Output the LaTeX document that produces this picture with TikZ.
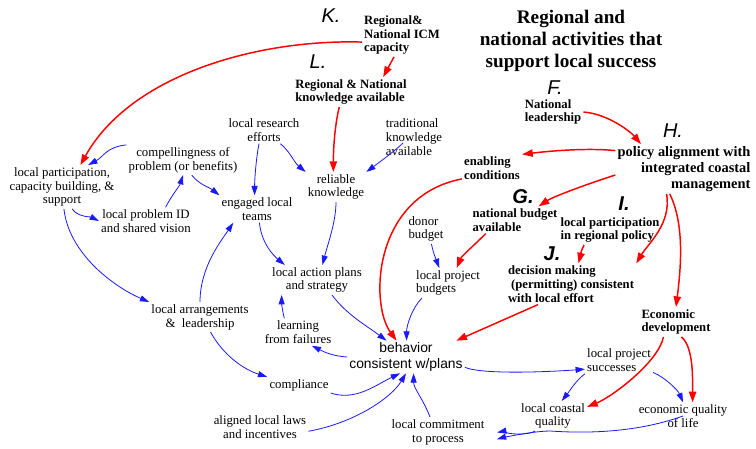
\documentclass[tikz,border=0pt]{standalone}
\usepackage{fontspec}
\setmainfont{Liberation Serif}
\newfontfamily\sansfam{Liberation Sans}
\usetikzlibrary{arrows.meta}
\definecolor{rd}{RGB}{255,0,0}
\definecolor{bl}{RGB}{25,25,255}
\begin{document}
\begin{tikzpicture}[x=0.75pt,y=-0.75pt,
  txt/.style={font=\fontsize{9.6}{10.4}\selectfont, align=center, inner sep=1.5pt},
  bld/.style={font=\fontsize{9.5}{10.4}\selectfont\bfseries, align=left, inner sep=1.5pt},
  bldl/.style={font=\fontsize{10.8}{12}\selectfont\bfseries, align=right, inner sep=1.5pt},
  ttl/.style={font=\fontsize{14.4}{16.5}\selectfont\bfseries, align=center, inner sep=0pt},
  lett/.style={font=\sansfam\fontsize{15}{15}\selectfont\itshape, inner sep=0pt},
  lettb/.style={font=\sansfam\fontsize{15}{15}\selectfont\itshape\bfseries, inner sep=0pt},
  behst/.style={font=\sansfam\fontsize{10.4}{11.4}\selectfont, align=center, inner sep=1.5pt},
  bluearr/.style={draw=bl, line width=0.6pt, -{Triangle[length=7pt,width=4.5pt]}},
  redarr/.style={draw=rd, line width=1.1pt, -{Triangle[length=8pt,width=5.5pt]}}]
\useasboundingbox (0,0) rectangle (756,449);

% nodes
\node[ttl] (title) at (571,41) {Regional and\\national activities that\\support local success};
\node[lett] (K) at (331,16) {K.};
\node[bld] (cap) at (402,35) {Regional\&\\National ICM\\capacity};
\node[lett] (L) at (318,62) {L.};
\node[bld] (know) at (351,92) {Regional \& National\\knowledge available};
\node[txt] (res) at (264,130) {local research\\efforts};
\node[txt, align=left] (trad) at (414,137) {traditional\\knowledge\\available};
\node[txt] (rel) at (336,187) {reliable\\knowledge};
\node[txt] (comp) at (183,160) {compellingness of\\problem (or benefits)};
\node[txt] (lp) at (62,187) {local participation,\\capacity building, \&\\support};
\node[txt] (lpid) at (146,221) {local problem ID\\and shared vision};
\node[txt] (eng) at (257,209) {engaged local\\teams};
\node[txt] (lap) at (317,280) {local action plans\\and strategy};
\node[txt] (arr) at (200,317) {local arrangements\\\&\ \ leadership};
\node[txt] (learn) at (298,332) {learning\\from failures};
\node[txt] (compl) at (299,385) {compliance};
\node[txt] (laws) at (260,427) {aligned local laws\\and incentives};
\node[behst] (beh) at (406,357) {behavior\\consistent w/plans};
\node[txt] (commit) at (438,432) {local commitment\\to process};
\node[txt, align=left] (donor) at (426,229) {donor\\budget};
\node[txt, align=left] (lpb) at (448,283) {local project\\budgets};
\node[bld] (enab) at (492,168) {enabling\\conditions};
\node[lettb] (G) at (523,197) {G.};
\node[bld] (natb) at (515,220) {national budget\\available};
\node[lettb] (I) at (624,204) {I.};
\node[bld] (lpr) at (610,230) {local participation\\in regional policy};
\node[lettb] (J) at (552,254) {J.};
\node[bld] (dec) at (571,284) {decision making\\\ (permitting) consistent\\with local effort};
\node[lett] (F) at (555,88) {F.};
\node[bld] (natl) at (553,112) {National\\leadership};
\node[lett] (H) at (673,131) {H.};
\node[bldl] (pol) at (684,169) {policy alignment with\\integrated coastal\\management};
\node[bld] (econ) at (676,322) {Economic\\development};
\node[txt, align=left] (succ) at (619,360) {local project\\successes};
\node[txt] (coast) at (553,416) {local coastal\\quality};
\node[txt] (eqol) at (683,416) {economic quality\\of life};

% blue connectors
\draw[bluearr] (comp.north west) .. controls +(-20,2) and +(15,-8) .. (lp.40);
\draw[bluearr] (lp.-65) .. controls +(5,8) and +(-8,-4) .. (lpid.west);
\draw[bluearr] (lpid.35) .. controls +(5,-10) and +(-3,10) .. (comp.south);
\draw[bluearr] (comp.-60) .. controls +(8,10) and +(-10,-8) .. (eng.north west);
\draw[bluearr] (res.-110) .. controls +(-3,15) and +(0,-15) .. (eng.100);
\draw[bluearr] (res.-40) .. controls +(10,8) and +(-12,-10) .. (rel.north west);
\draw[bluearr] ([xshift=-8.25pt,yshift=-4.5pt]trad.center) .. controls +(-8,8) and +(8,-6) .. (rel.north east);
\draw[bluearr] (rel.south) .. controls +(0,20) and +(5,-20) .. (lap.70);
\draw[bluearr] (eng.-80) .. controls +(2,20) and +(-12,-10) .. (lap.155);
\draw[bluearr] (lp.-85) .. controls +(5,45) and +(-35,-15) .. (arr.north west);
\draw[bluearr] (arr.north) .. controls +(0,-35) and +(-12,18) .. (eng.-150);
\draw[bluearr] (arr.-55) .. controls +(12,22) and +(-25,-8) .. (compl.north west);
\draw[bluearr] (learn.135) .. controls +(-2,-8) and +(0,8) .. (lap.-157);
\draw[bluearr] (beh.west) .. controls +(-15,-1) and +(12,6) .. (learn.-45);
\draw[bluearr] (lap.-45) .. controls +(15,20) and +(-20,-15) .. (beh.140);
\draw[bluearr] (lpb.-150) .. controls +(-10,10) and +(0,-15) .. (beh.88);
\draw[bluearr] (compl.south east) .. controls +(25,8) and +(-25,12) .. (beh.-110);
\draw[bluearr] (laws.-5) .. controls +(45,-8) and +(-15,25) .. (beh.-90);
\draw[bluearr] (commit.118) .. controls +(-8,-20) and +(0,15) .. (beh.-65);
\draw[bluearr] (beh.-10) .. controls +(20,8) and +(-25,2) .. (succ.-165);
\draw[bluearr] (donor.-70) .. controls +(2,10) and +(-3,-8) .. (lpb.120);
\draw[bluearr] (succ.south west) .. controls +(-10,8) and +(8,-10) .. (coast.60);
\draw[bluearr] (succ.-20) .. controls +(12,5) and +(-5,-12) .. (eqol.north);
\draw[bluearr, shorten >=8pt] (coast.-140) .. controls +(-10,6) and +(10,-2) .. (commit.-3);
\draw[bluearr, shorten >=8pt] (eqol.center) .. controls +(-50,18) and +(30,2) .. (coast.-100) .. controls +(-20,0) and +(10,-3) .. (commit.-12);

% red connectors
\draw[redarr] (cap.190) .. controls +(-105,-3) and +(50,-90) .. (lp.50);
\draw[redarr] (cap.-110) -- (know.25);
\draw[redarr] (know.-128) .. controls +(-5,20) and +(0,-20) .. (rel.100);
\draw[redarr] (natl.east) .. controls +(25,2) and +(-10,-12) .. (pol.150);
\draw[redarr] (pol.165) .. controls +(-30,-3) and +(25,-3) .. (enab.north east);
\draw[redarr] (pol.-175) .. controls +(-25,8) and +(15,-10) .. (natb.30);
\draw[redarr] (enab.-160) .. controls +(-89,17) and +(-27,-37) .. (beh.120);
\draw[redarr] (natb.-155) .. controls +(-10,10) and +(5,-12) .. (lpb.60);
\draw[redarr] (lpr.-150) .. controls +(-4,8) and +(2,-8) .. (dec.70);
\draw[redarr] (pol.-125) .. controls +(5,30) and +(12,-20) .. (dec.north east);
\draw[redarr] (pol.-120) .. controls +(15,30) and +(5,-40) .. (econ.north);
\draw[redarr] (dec.-148) -- (beh.18);
\draw[redarr] (econ.-130) .. controls +(-5,25) and +(25,-10) .. (coast.15);
\draw[redarr] (econ.-70) .. controls +(12,10) and +(0,-25) .. (eqol.55);
\end{tikzpicture}
\end{document}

WHAT YOU HAVE TO DO: Restate the whole listing above exactly, except for its images.

FINISHED ANSWER:
Output the LaTeX document that produces this picture with TikZ.
\documentclass[tikz,border=0pt]{standalone}
\usepackage{fontspec}
\setmainfont{Liberation Serif}
\newfontfamily\sansfam{Liberation Sans}
\usetikzlibrary{arrows.meta}
\definecolor{rd}{RGB}{255,0,0}
\definecolor{bl}{RGB}{25,25,255}
\begin{document}
\begin{tikzpicture}[x=0.75pt,y=-0.75pt,
  txt/.style={font=\fontsize{9.6}{10.4}\selectfont, align=center, inner sep=1.5pt},
  bld/.style={font=\fontsize{9.5}{10.4}\selectfont\bfseries, align=left, inner sep=1.5pt},
  bldl/.style={font=\fontsize{10.8}{12}\selectfont\bfseries, align=right, inner sep=1.5pt},
  ttl/.style={font=\fontsize{14.4}{16.5}\selectfont\bfseries, align=center, inner sep=0pt},
  lett/.style={font=\sansfam\fontsize{15}{15}\selectfont\itshape, inner sep=0pt},
  lettb/.style={font=\sansfam\fontsize{15}{15}\selectfont\itshape\bfseries, inner sep=0pt},
  behst/.style={font=\sansfam\fontsize{10.4}{11.4}\selectfont, align=center, inner sep=1.5pt},
  bluearr/.style={draw=bl, line width=0.6pt, -{Triangle[length=7pt,width=4.5pt]}},
  redarr/.style={draw=rd, line width=1.1pt, -{Triangle[length=8pt,width=5.5pt]}}]
\useasboundingbox (0,0) rectangle (756,449);

% nodes
\node[ttl] (title) at (571,41) {Regional and\\national activities that\\support local success};
\node[lett] (K) at (331,16) {K.};
\node[bld] (cap) at (402,35) {Regional\&\\National ICM\\capacity};
\node[lett] (L) at (318,62) {L.};
\node[bld] (know) at (351,92) {Regional \& National\\knowledge available};
\node[txt] (res) at (264,130) {local research\\efforts};
\node[txt, align=left] (trad) at (414,137) {traditional\\knowledge\\available};
\node[txt] (rel) at (336,187) {reliable\\knowledge};
\node[txt] (comp) at (183,160) {compellingness of\\problem (or benefits)};
\node[txt] (lp) at (62,187) {local participation,\\capacity building, \&\\support};
\node[txt] (lpid) at (146,221) {local problem ID\\and shared vision};
\node[txt] (eng) at (257,209) {engaged local\\teams};
\node[txt] (lap) at (317,280) {local action plans\\and strategy};
\node[txt] (arr) at (200,317) {local arrangements\\\&\ \ leadership};
\node[txt] (learn) at (298,332) {learning\\from failures};
\node[txt] (compl) at (299,385) {compliance};
\node[txt] (laws) at (260,427) {aligned local laws\\and incentives};
\node[behst] (beh) at (406,357) {behavior\\consistent w/plans};
\node[txt] (commit) at (438,432) {local commitment\\to process};
\node[txt, align=left] (donor) at (426,229) {donor\\budget};
\node[txt, align=left] (lpb) at (448,283) {local project\\budgets};
\node[bld] (enab) at (492,168) {enabling\\conditions};
\node[lettb] (G) at (523,197) {G.};
\node[bld] (natb) at (515,220) {national budget\\available};
\node[lettb] (I) at (624,204) {I.};
\node[bld] (lpr) at (610,230) {local participation\\in regional policy};
\node[lettb] (J) at (552,254) {J.};
\node[bld] (dec) at (571,284) {decision making\\\ (permitting) consistent\\with local effort};
\node[lett] (F) at (555,88) {F.};
\node[bld] (natl) at (553,112) {National\\leadership};
\node[lett] (H) at (673,131) {H.};
\node[bldl] (pol) at (684,169) {policy alignment with\\integrated coastal\\management};
\node[bld] (econ) at (676,322) {Economic\\development};
\node[txt, align=left] (succ) at (619,360) {local project\\successes};
\node[txt] (coast) at (553,416) {local coastal\\quality};
\node[txt] (eqol) at (683,416) {economic quality\\of life};

% blue connectors
\draw[bluearr] (comp.north west) .. controls +(-20,2) and +(15,-8) .. (lp.40);
\draw[bluearr] (lp.-65) .. controls +(5,8) and +(-8,-4) .. (lpid.west);
\draw[bluearr] (lpid.35) .. controls +(5,-10) and +(-3,10) .. (comp.south);
\draw[bluearr] (comp.-60) .. controls +(8,10) and +(-10,-8) .. (eng.north west);
\draw[bluearr] (res.-110) .. controls +(-3,15) and +(0,-15) .. (eng.100);
\draw[bluearr] (res.-40) .. controls +(10,8) and +(-12,-10) .. (rel.north west);
\draw[bluearr] ([xshift=-8.25pt,yshift=-4.5pt]trad.center) .. controls +(-8,8) and +(8,-6) .. (rel.north east);
\draw[bluearr] (rel.south) .. controls +(0,20) and +(5,-20) .. (lap.70);
\draw[bluearr] (eng.-80) .. controls +(2,20) and +(-12,-10) .. (lap.155);
\draw[bluearr] (lp.-85) .. controls +(5,45) and +(-35,-15) .. (arr.north west);
\draw[bluearr] (arr.north) .. controls +(0,-35) and +(-12,18) .. (eng.-150);
\draw[bluearr] (arr.-55) .. controls +(12,22) and +(-25,-8) .. (compl.north west);
\draw[bluearr] (learn.135) .. controls +(-2,-8) and +(0,8) .. (lap.-157);
\draw[bluearr] (beh.west) .. controls +(-15,-1) and +(12,6) .. (learn.-45);
\draw[bluearr] (lap.-45) .. controls +(15,20) and +(-20,-15) .. (beh.140);
\draw[bluearr] (lpb.-150) .. controls +(-10,10) and +(0,-15) .. (beh.88);
\draw[bluearr] (compl.south east) .. controls +(25,8) and +(-25,12) .. (beh.-110);
\draw[bluearr] (laws.-5) .. controls +(45,-8) and +(-15,25) .. (beh.-90);
\draw[bluearr] (commit.118) .. controls +(-8,-20) and +(0,15) .. (beh.-65);
\draw[bluearr] (beh.-10) .. controls +(20,8) and +(-25,2) .. (succ.-165);
\draw[bluearr] (donor.-70) .. controls +(2,10) and +(-3,-8) .. (lpb.120);
\draw[bluearr] (succ.south west) .. controls +(-10,8) and +(8,-10) .. (coast.60);
\draw[bluearr] (succ.-20) .. controls +(12,5) and +(-5,-12) .. (eqol.north);
\draw[bluearr, shorten >=8pt] (coast.-140) .. controls +(-10,6) and +(10,-2) .. (commit.-3);
\draw[bluearr, shorten >=8pt] (eqol.center) .. controls +(-50,18) and +(30,2) .. (coast.-100) .. controls +(-20,0) and +(10,-3) .. (commit.-12);

% red connectors
\draw[redarr] (cap.190) .. controls +(-105,-3) and +(50,-90) .. (lp.50);
\draw[redarr] (cap.-110) -- (know.25);
\draw[redarr] (know.-128) .. controls +(-5,20) and +(0,-20) .. (rel.100);
\draw[redarr] (natl.east) .. controls +(25,2) and +(-10,-12) .. (pol.150);
\draw[redarr] (pol.165) .. controls +(-30,-3) and +(25,-3) .. (enab.north east);
\draw[redarr] (pol.-175) .. controls +(-25,8) and +(15,-10) .. (natb.30);
\draw[redarr] (enab.-160) .. controls +(-89,17) and +(-27,-37) .. (beh.120);
\draw[redarr] (natb.-155) .. controls +(-10,10) and +(5,-12) .. (lpb.60);
\draw[redarr] (lpr.-150) .. controls +(-4,8) and +(2,-8) .. (dec.70);
\draw[redarr] (pol.-125) .. controls +(5,30) and +(12,-20) .. (dec.north east);
\draw[redarr] (pol.-120) .. controls +(15,30) and +(5,-40) .. (econ.north);
\draw[redarr] (dec.-148) -- (beh.18);
\draw[redarr] (econ.-130) .. controls +(-5,25) and +(25,-10) .. (coast.15);
\draw[redarr] (econ.-70) .. controls +(12,10) and +(0,-25) .. (eqol.55);
\end{tikzpicture}
\end{document}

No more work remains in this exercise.